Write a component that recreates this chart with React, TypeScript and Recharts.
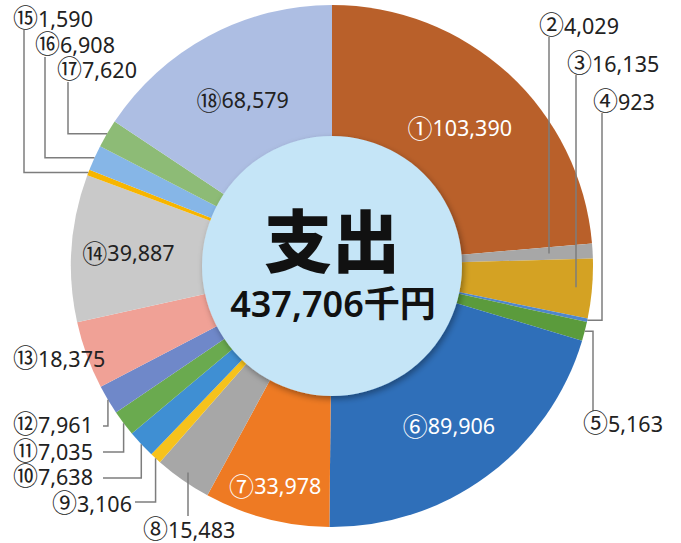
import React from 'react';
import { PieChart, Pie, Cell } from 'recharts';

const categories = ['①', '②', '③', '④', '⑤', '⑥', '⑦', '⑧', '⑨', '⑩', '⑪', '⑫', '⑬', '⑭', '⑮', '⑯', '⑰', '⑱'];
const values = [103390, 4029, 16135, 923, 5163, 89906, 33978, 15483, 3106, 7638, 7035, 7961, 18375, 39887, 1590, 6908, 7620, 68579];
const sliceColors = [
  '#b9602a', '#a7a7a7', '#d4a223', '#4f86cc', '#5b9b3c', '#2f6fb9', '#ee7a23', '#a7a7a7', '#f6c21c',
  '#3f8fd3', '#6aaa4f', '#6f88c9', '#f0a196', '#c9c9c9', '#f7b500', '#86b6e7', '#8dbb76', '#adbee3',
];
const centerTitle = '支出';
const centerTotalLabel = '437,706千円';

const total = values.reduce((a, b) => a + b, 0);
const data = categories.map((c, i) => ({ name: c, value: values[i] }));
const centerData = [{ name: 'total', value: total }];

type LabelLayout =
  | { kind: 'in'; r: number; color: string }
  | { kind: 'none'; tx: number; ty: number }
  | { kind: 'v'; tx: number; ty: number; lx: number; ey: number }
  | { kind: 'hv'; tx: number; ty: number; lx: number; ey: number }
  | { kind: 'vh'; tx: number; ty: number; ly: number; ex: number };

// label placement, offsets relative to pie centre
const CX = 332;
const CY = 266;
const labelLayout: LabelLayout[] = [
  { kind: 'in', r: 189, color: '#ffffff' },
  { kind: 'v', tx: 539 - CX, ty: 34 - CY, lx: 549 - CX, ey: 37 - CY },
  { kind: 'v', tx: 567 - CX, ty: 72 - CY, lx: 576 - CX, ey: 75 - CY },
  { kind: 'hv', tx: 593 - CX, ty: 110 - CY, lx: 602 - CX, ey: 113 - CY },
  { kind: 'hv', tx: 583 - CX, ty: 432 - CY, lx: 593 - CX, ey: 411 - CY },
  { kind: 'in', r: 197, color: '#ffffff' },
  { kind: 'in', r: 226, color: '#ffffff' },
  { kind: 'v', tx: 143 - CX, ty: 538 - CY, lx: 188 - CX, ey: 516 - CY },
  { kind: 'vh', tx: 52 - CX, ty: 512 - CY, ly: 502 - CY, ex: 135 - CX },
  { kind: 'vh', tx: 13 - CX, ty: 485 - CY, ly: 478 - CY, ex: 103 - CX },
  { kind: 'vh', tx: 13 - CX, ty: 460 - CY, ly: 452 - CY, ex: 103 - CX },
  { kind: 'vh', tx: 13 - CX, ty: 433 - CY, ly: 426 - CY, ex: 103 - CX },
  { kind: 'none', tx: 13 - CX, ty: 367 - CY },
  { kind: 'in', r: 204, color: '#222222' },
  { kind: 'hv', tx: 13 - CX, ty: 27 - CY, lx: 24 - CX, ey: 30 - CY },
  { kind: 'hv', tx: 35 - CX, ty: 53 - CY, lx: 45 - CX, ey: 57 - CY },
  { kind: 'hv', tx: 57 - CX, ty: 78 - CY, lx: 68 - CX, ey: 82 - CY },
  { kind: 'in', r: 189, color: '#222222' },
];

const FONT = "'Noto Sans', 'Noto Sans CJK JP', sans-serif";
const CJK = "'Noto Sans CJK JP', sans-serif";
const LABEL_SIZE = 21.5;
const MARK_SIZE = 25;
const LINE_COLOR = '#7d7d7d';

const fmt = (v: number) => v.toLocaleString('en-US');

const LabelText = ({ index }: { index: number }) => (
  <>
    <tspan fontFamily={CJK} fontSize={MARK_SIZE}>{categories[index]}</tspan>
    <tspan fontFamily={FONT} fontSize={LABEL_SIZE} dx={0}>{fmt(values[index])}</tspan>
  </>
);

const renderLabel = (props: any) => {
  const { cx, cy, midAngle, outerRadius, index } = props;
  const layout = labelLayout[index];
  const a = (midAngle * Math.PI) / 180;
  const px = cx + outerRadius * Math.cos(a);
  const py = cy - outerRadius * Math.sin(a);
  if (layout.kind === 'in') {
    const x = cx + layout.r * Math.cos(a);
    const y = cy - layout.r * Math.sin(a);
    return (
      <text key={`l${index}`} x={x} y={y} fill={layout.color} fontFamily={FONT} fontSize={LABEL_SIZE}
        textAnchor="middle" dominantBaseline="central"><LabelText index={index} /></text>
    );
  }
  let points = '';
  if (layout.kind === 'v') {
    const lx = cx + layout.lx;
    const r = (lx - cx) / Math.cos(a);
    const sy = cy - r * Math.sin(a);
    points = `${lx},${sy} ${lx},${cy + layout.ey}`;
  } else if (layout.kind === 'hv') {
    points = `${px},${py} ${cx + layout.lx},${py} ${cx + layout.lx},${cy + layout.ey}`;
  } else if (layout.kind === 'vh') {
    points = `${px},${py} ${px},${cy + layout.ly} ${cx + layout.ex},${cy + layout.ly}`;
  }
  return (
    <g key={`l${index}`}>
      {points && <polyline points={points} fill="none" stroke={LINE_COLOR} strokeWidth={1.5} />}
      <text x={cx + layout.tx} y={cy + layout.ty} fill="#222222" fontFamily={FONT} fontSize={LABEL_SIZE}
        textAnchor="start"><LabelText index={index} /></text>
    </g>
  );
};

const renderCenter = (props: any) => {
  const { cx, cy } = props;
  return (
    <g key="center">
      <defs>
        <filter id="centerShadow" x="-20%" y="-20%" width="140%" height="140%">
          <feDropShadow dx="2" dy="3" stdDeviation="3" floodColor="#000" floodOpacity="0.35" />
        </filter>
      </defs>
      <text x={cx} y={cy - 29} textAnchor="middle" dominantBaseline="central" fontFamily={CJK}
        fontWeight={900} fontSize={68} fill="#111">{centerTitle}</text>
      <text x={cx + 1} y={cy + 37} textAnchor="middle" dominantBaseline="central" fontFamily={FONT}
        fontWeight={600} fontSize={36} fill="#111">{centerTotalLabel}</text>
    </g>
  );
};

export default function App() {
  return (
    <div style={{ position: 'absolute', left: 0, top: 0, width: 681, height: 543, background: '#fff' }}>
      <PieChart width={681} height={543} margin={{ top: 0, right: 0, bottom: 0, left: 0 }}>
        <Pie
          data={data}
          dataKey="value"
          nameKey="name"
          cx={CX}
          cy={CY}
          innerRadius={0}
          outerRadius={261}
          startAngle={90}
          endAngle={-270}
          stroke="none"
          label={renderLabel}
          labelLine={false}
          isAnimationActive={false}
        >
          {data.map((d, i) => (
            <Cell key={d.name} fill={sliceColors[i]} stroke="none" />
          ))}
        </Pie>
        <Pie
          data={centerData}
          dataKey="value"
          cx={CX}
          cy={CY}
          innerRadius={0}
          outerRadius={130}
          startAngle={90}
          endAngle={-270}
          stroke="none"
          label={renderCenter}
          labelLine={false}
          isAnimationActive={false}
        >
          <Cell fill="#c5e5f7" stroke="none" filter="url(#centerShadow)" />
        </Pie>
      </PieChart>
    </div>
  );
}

# GIVEN INSTRUCTION:
Please extract exactly the lines of the data, from the first through the line containing "number; ly: number;", and add no pictures to the copy.

# WRITTEN RESPONSE:
Write a component that recreates this chart with React, TypeScript and Recharts.
import React from 'react';
import { PieChart, Pie, Cell } from 'recharts';

const categories = ['①', '②', '③', '④', '⑤', '⑥', '⑦', '⑧', '⑨', '⑩', '⑪', '⑫', '⑬', '⑭', '⑮', '⑯', '⑰', '⑱'];
const values = [103390, 4029, 16135, 923, 5163, 89906, 33978, 15483, 3106, 7638, 7035, 7961, 18375, 39887, 1590, 6908, 7620, 68579];
const sliceColors = [
  '#b9602a', '#a7a7a7', '#d4a223', '#4f86cc', '#5b9b3c', '#2f6fb9', '#ee7a23', '#a7a7a7', '#f6c21c',
  '#3f8fd3', '#6aaa4f', '#6f88c9', '#f0a196', '#c9c9c9', '#f7b500', '#86b6e7', '#8dbb76', '#adbee3',
];
const centerTitle = '支出';
const centerTotalLabel = '437,706千円';

const total = values.reduce((a, b) => a + b, 0);
const data = categories.map((c, i) => ({ name: c, value: values[i] }));
const centerData = [{ name: 'total', value: total }];

type LabelLayout =
  | { kind: 'in'; r: number; color: string }
  | { kind: 'none'; tx: number; ty: number }
  | { kind: 'v'; tx: number; ty: number; lx: number; ey: number }
  | { kind: 'hv'; tx: number; ty: number; lx: number; ey: number }
  | { kind: 'vh'; tx: number; ty: number; ly: number; ex: number };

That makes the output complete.